For expats, acceptable documentation may include overseas employment letters, bank statements showing regular transfers, or tax returns from home countries—though specific requirements remain to be clarified in the final regulations.
The upside is genuine. Borrowing costs should become transparent and predictable. The interest-rate cap eliminates opaque fee structures, and mandatory disclosure allows side-by-side comparison of BNPL costs against credit card interest or cash-on-hand alternatives. For expats and long-term residents less familiar with Thai consumer-finance conventions, this clarity is especially valuable—it reduces exposure to predatory terms hidden in fine print.
The ban on unsolicited credit lines addresses a persistent consumer complaint: discovering unapproved debt on your account. Under the new framework, every transaction requires affirmative opt-in, not passive acceptance. This is less glamorous than innovation, but it is more honest.
The emphasis on capacity assessment, while potentially excluding borderline borrowers, should theoretically shield the most financially fragile cohort—students, first-time workers, low-income earners—from obligations they cannot service.

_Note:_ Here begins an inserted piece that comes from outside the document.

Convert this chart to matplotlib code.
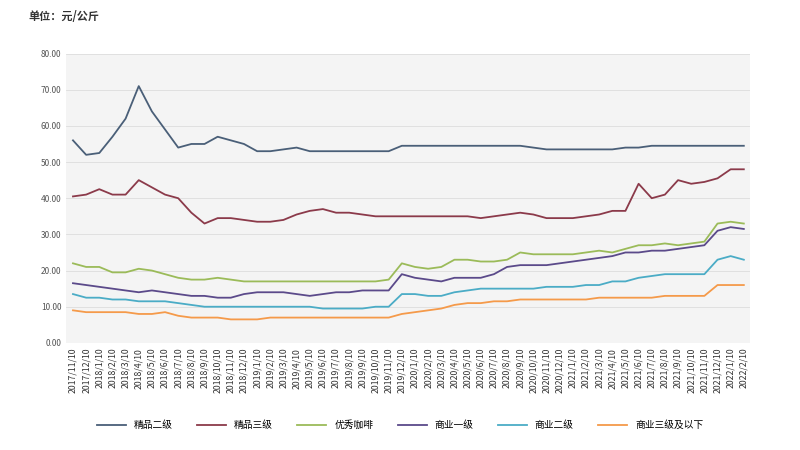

The test will be enforcement. If regulators interpret "capacity check" loosely, lenders may find loopholes. If interpreted strictly, approval rates will drop sharply.
The Timeline and What Happens Next
The Bank of Thailand will conduct two rounds of public consultation, each lasting 30 days, between now and late 2026. Input will come from commercial banks, fintech operators, e-commerce platforms, and consumer advocacy groups. A consolidated regulatory framework is expected to be finalized and announced by late 2026, with implementation following shortly after or by year-end 2026.
That leaves providers roughly six months to overhaul credit-decisioning algorithms, revise terms of service, retrain customer support staff, and communicate policy changes to millions of users. For some lenders, that timeline is manageable. For others, it necessitates significant systems restructuring.
The urgency reflects how alarmed the regulator has become. Household leverage is at a tipping point. When 38% of the population carries consumer debt and BNPL accounts have grown dramatically from 600,000 to 5 million in just four years, the financial system's stability is at risk. By capping BNPL at the regulatory level, the Bank of Thailand aims to slow debt accumulation without crushing financial innovation or pushing desperate borrowers toward unregulated shadow lenders offering worse terms.
Whether the new regime achieves that balance depends on enforcement consistency, industry cooperation, and macroeconomic conditions. If a recession hits Thailand concurrently with tighter lending standards, the shock could be severe. If the rollout is gradual and flexible, adjustment may be smoother.
For now, anyone in Thailand relying on installment payments for cash-flow management should prepare for a different borrowing experience. Applications will take longer. Documentation requirements will expand. Approvals will be more selective. The trade-off is genuine consumer protection, even if the short-term friction is real.